8. As we look toward the 2026 innovation agenda, what is the one technology or trend that is not on everyone’s radar yet but will be a top priority for CTOs by 2027?
Erez. "The trend I expect to become much more important by 2027 is trust architecture for AI-driven operations. Right now, most of the attention is on AI capability: agents, copilots, automation, code generation, and autonomous workflows. But the more important enterprise question is not what AI can do. It is what organizations can safely trust AI to do.
That distinction matters. As AI systems move from analysis and recommendation into operational action, trust can no longer be based on user confidence or vendor claims. It has to be engineered into the environment. Enterprises will need to know what an AI system is allowed to see, what it is allowed to change, what context it used, which policies constrained it, who authorized it, and how its decisions can be verified after the fact.

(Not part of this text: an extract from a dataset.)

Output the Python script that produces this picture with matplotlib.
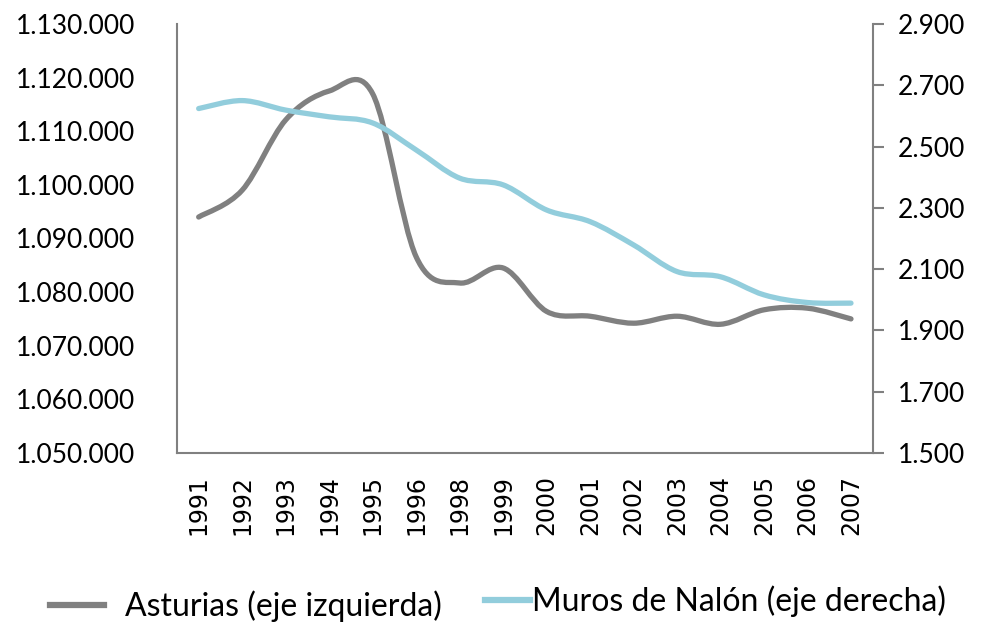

By 2027, I think CTOs and CISOs will treat trust as the core design principle for AI adoption. Not trust in the abstract, but operational trust: identity, authorization, policy enforcement, explainability, auditability, and rollback. Without that, AI may accelerate decisions faster than organizations can validate them, creating a new kind of enterprise risk: high-speed action without sufficient accountability.
The next wave of innovation will therefore be less about autonomous AI in isolation and more about trusted autonomy. AI will need to operate within defined boundaries, with clear evidence, controls, and accountability. The organizations that get this right will move faster because they can trust the system. The ones that do not will either over-restrict AI and lose its value, or deploy it too broadly and inherit unmanaged risk.
So, the real priority will not be simply “AI-powered operations.” It will be building the trust layer that makes AI-driven operations safe, explainable, and governable at enterprise scale."